PROBLEM STATEMENT
Gather every line below where "React" appears.

**** SUPPLIED DATA

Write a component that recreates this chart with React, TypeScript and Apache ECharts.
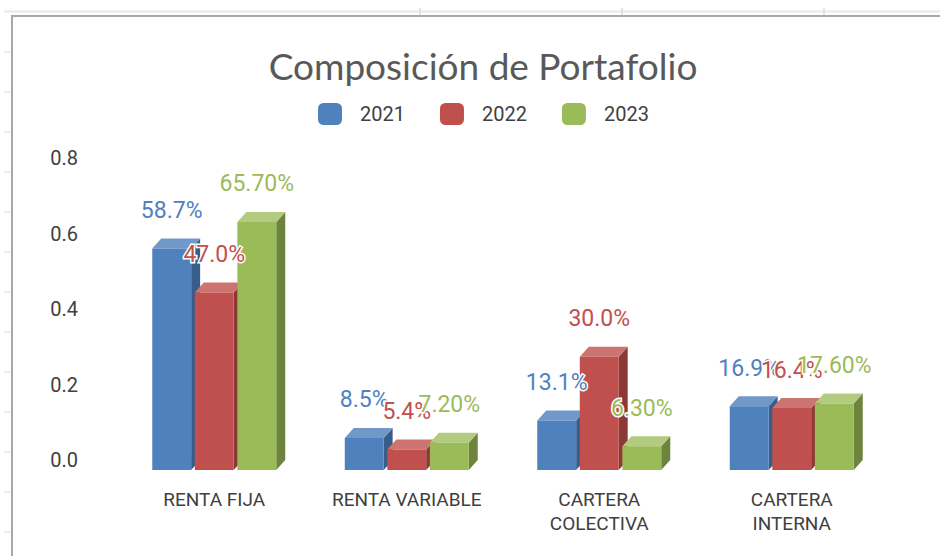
import React, { useEffect, useRef } from "react";
import * as echarts from "echarts";

const categories = ["RENTA FIJA", "RENTA VARIABLE", "CARTERA\nCOLECTIVA", "CARTERA\nINTERNA"];
const years = ["2021", "2022", "2023"];
const values2021 = [0.587, 0.085, 0.131, 0.169];
const values2022 = [0.47, 0.054, 0.3, 0.164];
const values2023 = [0.657, 0.072, 0.063, 0.176];
const labelDecimals = [1, 1, 2];
const yTicks = { min: 0, max: 0.8, interval: 0.2 };

const seriesValues = [values2021, values2022, values2023];
const palette = [
  { front: "#4f81bd", side: "#385d8a", top: "#7098c9" },
  { front: "#c0504d", side: "#8c3836", top: "#cd7471" },
  { front: "#9bbb59", side: "#6d843c", top: "#b2cb7f" },
];

const DX = 9;
const DY = 10;

export default function App() {
  const ref = useRef<HTMLDivElement>(null);
  useEffect(() => {
    if (!ref.current) return;
    const chart = echarts.init(ref.current, null, { renderer: "svg" });

    const series = seriesValues.map((vals, si) => ({
      type: "custom",
      name: years[si],
      itemStyle: { color: palette[si].front },
      encode: { x: 0, y: 1 },
      data: vals.map((v, i) => [i, v]),
      renderItem: (params: any, api: any) => {
        const cat = api.value(0);
        const v = api.value(1);
        const top = api.coord([cat, v]);
        const base = api.coord([cat, 0]);
        const band = api.size([1, 0])[0];
        const w = band * 0.202;
        const cx = top[0] + (si - 1) * band * 0.221;
        const x0 = cx - w / 2;
        const x1 = cx + w / 2;
        const yTB = top[1];
        const yBB = base[1];
        const yTF = yTB + DY;
        const yBF = yBB + DY;
        const c = palette[si];
        const txt = (v * 100).toFixed(labelDecimals[si]) + "%";
        return {
          type: "group",
          children: [
            {
              type: "polygon",
              shape: { points: [[x1, yTF], [x1 + DX, yTB], [x1 + DX, yBB], [x1, yBF]] },
              style: { fill: c.side },
            },
            {
              type: "polygon",
              shape: { points: [[x0, yTF], [x0 + DX, yTB], [x1 + DX, yTB], [x1, yTF]] },
              style: { fill: c.top },
            },
            {
              type: "rect",
              shape: { x: x0, y: yTF, width: w, height: yBF - yTF },
              style: { fill: c.front },
            },
            {
              type: "text",
              x: cx,
              y: yTB - 28,
              z2: 100 + si,
              style: {
                text: txt,
                fill: c.front,
                stroke: "#ffffff",
                lineWidth: 3,
                font: "23px Roboto",
                align: "center",
                verticalAlign: "middle",
              },
            },
          ],
        };
      },
    }));

    const leftTicks = [];
    for (let k = 0; k <= 12; k++) {
      leftTicks.push({
        type: "line",
        shape: { x1: 4, y1: 52 + 40 * k, x2: 10, y2: 52 + 40 * k },
        style: { stroke: "#d9d9d9", lineWidth: 1 },
      });
    }
    const topTicks = [420, 622, 824].map((x) => ({
      type: "line",
      shape: { x1: x, y1: 8, x2: x, y2: 15 },
      style: { stroke: "#dcdcdc", lineWidth: 1.5 },
    }));

    chart.setOption({
      animation: false,
      backgroundColor: "#ffffff",
      grid: { left: 118, right: 52, top: 158, bottom: 96 },
      legend: {
        data: years,
        left: 318,
        top: 103,
        padding: 0,
        itemWidth: 24,
        itemHeight: 22,
        itemGap: 35,
        icon: "roundRect",
        textStyle: { fontFamily: "Roboto", fontSize: 20, color: "#404040", padding: [0, 0, 0, 13] },
      },
      xAxis: {
        type: "category",
        data: categories,
        axisLine: { show: false },
        axisTick: { show: false },
        axisLabel: { fontFamily: "Roboto", fontSize: 19, color: "#404040", margin: 27, lineHeight: 24, interval: 0 },
      },
      yAxis: {
        type: "value",
        min: yTicks.min,
        max: yTicks.max,
        interval: yTicks.interval,
        splitLine: { show: false },
        axisLine: { show: false },
        axisTick: { show: false },
        axisLabel: {
          fontFamily: "Roboto",
          fontSize: 20,
          color: "#404040",
          margin: 40,
          formatter: (v: number) => v.toFixed(1),
        },
      },
      graphic: [
        {
          type: "line",
          shape: { x1: 4, y1: 11.5, x2: 940, y2: 11.5 },
          style: { stroke: "#e8e8e8", lineWidth: 2 },
        },
        {
          type: "line",
          shape: { x1: 11, y1: 16, x2: 940, y2: 16 },
          style: { stroke: "#a8a8a8", lineWidth: 2 },
        },
        {
          type: "line",
          shape: { x1: 12, y1: 15, x2: 12, y2: 556 },
          style: { stroke: "#a8a8a8", lineWidth: 2 },
        },
        ...leftTicks,
        ...topTicks,
        {
          type: "text",
          x: 483,
          y: 65,
          style: {
            text: "Composición de Portafolio",
            fill: "#595959",
            font: "37px Lato",
            align: "center",
            verticalAlign: "middle",
          },
        },
      ],
      series,
    });
    return () => chart.dispose();
  }, []);
  return <div ref={ref} style={{ position: "fixed", left: 0, top: 0, width: 940, height: 556 }} />;
}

********

SOLUTION TO THIS EXERCISE
Write a component that recreates this chart with React, TypeScript and Apache ECharts.
import React, { useEffect, useRef } from "react";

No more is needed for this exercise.